Stated goal: Lines from the one containing "Recreate this image" to the one containing "right_boxes = [(1084, 1276, 22, 60)]", both lines included, are to be extracted exactly from the data below; pictures are excluded.

>> begin

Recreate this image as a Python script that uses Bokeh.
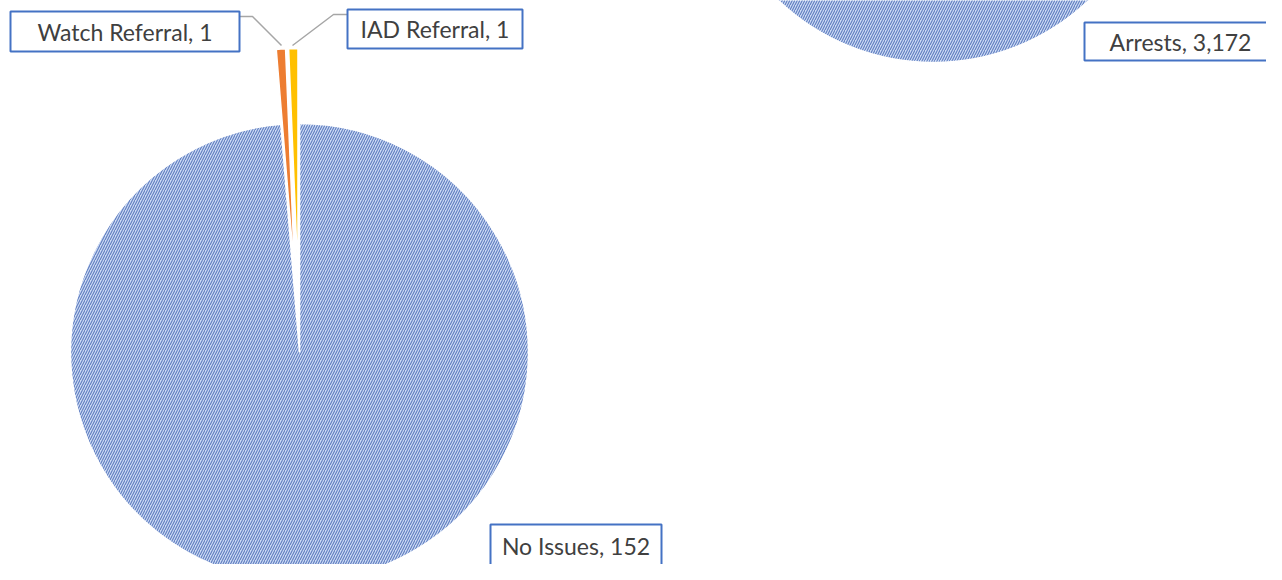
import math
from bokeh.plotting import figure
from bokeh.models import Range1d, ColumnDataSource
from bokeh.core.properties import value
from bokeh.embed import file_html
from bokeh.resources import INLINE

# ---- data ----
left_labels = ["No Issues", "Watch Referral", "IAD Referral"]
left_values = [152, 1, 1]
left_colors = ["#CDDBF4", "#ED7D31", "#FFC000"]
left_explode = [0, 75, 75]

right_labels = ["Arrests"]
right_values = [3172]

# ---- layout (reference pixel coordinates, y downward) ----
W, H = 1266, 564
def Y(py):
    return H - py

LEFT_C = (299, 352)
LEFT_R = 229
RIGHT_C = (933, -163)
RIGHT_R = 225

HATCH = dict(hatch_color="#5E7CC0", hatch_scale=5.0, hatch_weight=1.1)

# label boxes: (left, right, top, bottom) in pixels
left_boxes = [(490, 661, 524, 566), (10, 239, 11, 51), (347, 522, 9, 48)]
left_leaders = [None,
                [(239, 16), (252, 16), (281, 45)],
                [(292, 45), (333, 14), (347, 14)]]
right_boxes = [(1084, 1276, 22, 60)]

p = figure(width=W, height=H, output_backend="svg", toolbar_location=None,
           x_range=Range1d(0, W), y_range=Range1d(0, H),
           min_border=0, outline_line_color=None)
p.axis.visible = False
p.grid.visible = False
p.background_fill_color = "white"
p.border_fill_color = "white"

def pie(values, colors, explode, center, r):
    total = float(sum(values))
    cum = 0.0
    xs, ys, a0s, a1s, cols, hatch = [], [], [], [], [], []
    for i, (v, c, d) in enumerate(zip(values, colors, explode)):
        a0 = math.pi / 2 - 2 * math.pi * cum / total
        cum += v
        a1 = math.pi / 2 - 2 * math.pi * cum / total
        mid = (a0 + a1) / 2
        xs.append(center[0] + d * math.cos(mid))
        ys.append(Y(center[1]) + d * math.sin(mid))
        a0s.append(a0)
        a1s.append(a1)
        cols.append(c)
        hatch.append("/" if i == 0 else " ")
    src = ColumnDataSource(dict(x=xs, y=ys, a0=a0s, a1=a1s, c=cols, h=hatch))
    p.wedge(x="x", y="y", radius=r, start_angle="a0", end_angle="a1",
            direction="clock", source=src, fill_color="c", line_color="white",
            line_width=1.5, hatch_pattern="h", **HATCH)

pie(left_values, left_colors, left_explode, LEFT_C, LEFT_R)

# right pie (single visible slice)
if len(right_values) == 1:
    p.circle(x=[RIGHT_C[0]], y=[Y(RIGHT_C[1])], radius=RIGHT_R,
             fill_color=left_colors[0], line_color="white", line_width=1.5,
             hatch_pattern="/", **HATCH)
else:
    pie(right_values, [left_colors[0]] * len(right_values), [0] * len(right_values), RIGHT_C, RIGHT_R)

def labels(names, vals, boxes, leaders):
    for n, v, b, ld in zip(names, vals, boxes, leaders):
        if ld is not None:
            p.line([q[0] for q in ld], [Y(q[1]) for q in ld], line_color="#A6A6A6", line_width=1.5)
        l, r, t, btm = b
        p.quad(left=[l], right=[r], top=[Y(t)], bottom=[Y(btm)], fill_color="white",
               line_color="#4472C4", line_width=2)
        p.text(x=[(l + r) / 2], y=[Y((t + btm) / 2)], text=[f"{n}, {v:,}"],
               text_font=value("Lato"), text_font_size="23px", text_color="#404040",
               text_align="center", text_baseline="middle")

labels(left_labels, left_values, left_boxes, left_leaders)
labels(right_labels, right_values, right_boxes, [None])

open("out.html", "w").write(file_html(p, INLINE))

>> end
>> begin

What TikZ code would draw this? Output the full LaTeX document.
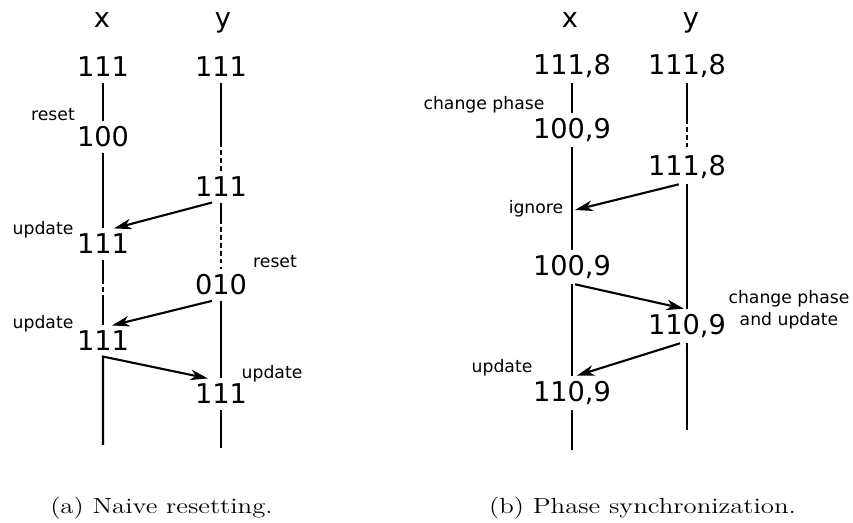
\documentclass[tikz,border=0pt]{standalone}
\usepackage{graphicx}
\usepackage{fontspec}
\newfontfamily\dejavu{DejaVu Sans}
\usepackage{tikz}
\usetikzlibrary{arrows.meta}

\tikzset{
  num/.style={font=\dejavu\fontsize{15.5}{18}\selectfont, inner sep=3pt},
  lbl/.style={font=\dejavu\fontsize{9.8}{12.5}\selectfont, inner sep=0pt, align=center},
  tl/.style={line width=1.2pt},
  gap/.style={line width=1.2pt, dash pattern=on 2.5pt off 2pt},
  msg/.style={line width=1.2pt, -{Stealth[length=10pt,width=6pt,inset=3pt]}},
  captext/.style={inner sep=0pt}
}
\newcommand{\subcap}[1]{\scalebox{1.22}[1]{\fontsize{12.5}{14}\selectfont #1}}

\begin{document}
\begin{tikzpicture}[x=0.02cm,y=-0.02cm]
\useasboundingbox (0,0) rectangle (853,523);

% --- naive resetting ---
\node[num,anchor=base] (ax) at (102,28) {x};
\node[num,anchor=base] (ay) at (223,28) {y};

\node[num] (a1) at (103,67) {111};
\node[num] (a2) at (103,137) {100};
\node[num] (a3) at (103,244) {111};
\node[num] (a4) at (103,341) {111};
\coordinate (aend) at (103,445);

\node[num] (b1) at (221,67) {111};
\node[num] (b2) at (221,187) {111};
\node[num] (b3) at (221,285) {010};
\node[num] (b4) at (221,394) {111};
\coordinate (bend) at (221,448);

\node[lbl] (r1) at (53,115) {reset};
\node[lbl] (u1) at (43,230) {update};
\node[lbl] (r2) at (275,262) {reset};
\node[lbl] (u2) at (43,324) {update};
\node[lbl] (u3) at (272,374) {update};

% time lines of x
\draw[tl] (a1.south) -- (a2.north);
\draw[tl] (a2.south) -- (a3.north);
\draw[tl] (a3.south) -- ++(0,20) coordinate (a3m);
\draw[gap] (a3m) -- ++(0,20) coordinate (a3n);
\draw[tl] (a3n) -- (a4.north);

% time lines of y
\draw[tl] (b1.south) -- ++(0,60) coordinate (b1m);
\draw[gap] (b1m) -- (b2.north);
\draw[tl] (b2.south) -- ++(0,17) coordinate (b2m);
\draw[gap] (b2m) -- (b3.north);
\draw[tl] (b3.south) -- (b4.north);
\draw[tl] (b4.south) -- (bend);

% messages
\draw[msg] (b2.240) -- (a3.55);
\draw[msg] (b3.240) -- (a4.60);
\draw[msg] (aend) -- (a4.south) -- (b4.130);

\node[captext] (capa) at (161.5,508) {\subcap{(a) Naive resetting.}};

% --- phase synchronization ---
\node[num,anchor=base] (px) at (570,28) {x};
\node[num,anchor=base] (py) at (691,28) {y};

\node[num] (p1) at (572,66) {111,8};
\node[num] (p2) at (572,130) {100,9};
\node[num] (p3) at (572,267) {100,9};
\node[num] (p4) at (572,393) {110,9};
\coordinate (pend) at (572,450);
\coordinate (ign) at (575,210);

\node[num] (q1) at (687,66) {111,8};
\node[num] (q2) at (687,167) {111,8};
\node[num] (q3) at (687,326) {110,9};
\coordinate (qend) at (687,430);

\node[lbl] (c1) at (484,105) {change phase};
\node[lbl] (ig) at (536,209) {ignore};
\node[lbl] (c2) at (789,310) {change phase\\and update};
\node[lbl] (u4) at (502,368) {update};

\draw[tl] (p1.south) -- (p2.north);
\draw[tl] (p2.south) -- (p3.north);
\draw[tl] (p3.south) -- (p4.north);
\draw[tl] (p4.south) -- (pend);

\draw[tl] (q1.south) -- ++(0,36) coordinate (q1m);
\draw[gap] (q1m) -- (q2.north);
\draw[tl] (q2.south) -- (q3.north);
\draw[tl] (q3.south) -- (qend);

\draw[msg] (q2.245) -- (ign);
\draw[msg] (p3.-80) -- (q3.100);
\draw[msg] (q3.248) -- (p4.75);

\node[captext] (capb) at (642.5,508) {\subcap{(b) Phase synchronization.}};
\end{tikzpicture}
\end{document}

>> end

Result of the task:
Recreate this image as a Python script that uses Bokeh.
import math
from bokeh.plotting import figure
from bokeh.models import Range1d, ColumnDataSource
from bokeh.core.properties import value
from bokeh.embed import file_html
from bokeh.resources import INLINE

# ---- data ----
left_labels = ["No Issues", "Watch Referral", "IAD Referral"]
left_values = [152, 1, 1]
left_colors = ["#CDDBF4", "#ED7D31", "#FFC000"]
left_explode = [0, 75, 75]

right_labels = ["Arrests"]
right_values = [3172]

# ---- layout (reference pixel coordinates, y downward) ----
W, H = 1266, 564
def Y(py):
    return H - py

LEFT_C = (299, 352)
LEFT_R = 229
RIGHT_C = (933, -163)
RIGHT_R = 225

HATCH = dict(hatch_color="#5E7CC0", hatch_scale=5.0, hatch_weight=1.1)

# label boxes: (left, right, top, bottom) in pixels
left_boxes = [(490, 661, 524, 566), (10, 239, 11, 51), (347, 522, 9, 48)]
left_leaders = [None,
                [(239, 16), (252, 16), (281, 45)],
                [(292, 45), (333, 14), (347, 14)]]
right_boxes = [(1084, 1276, 22, 60)]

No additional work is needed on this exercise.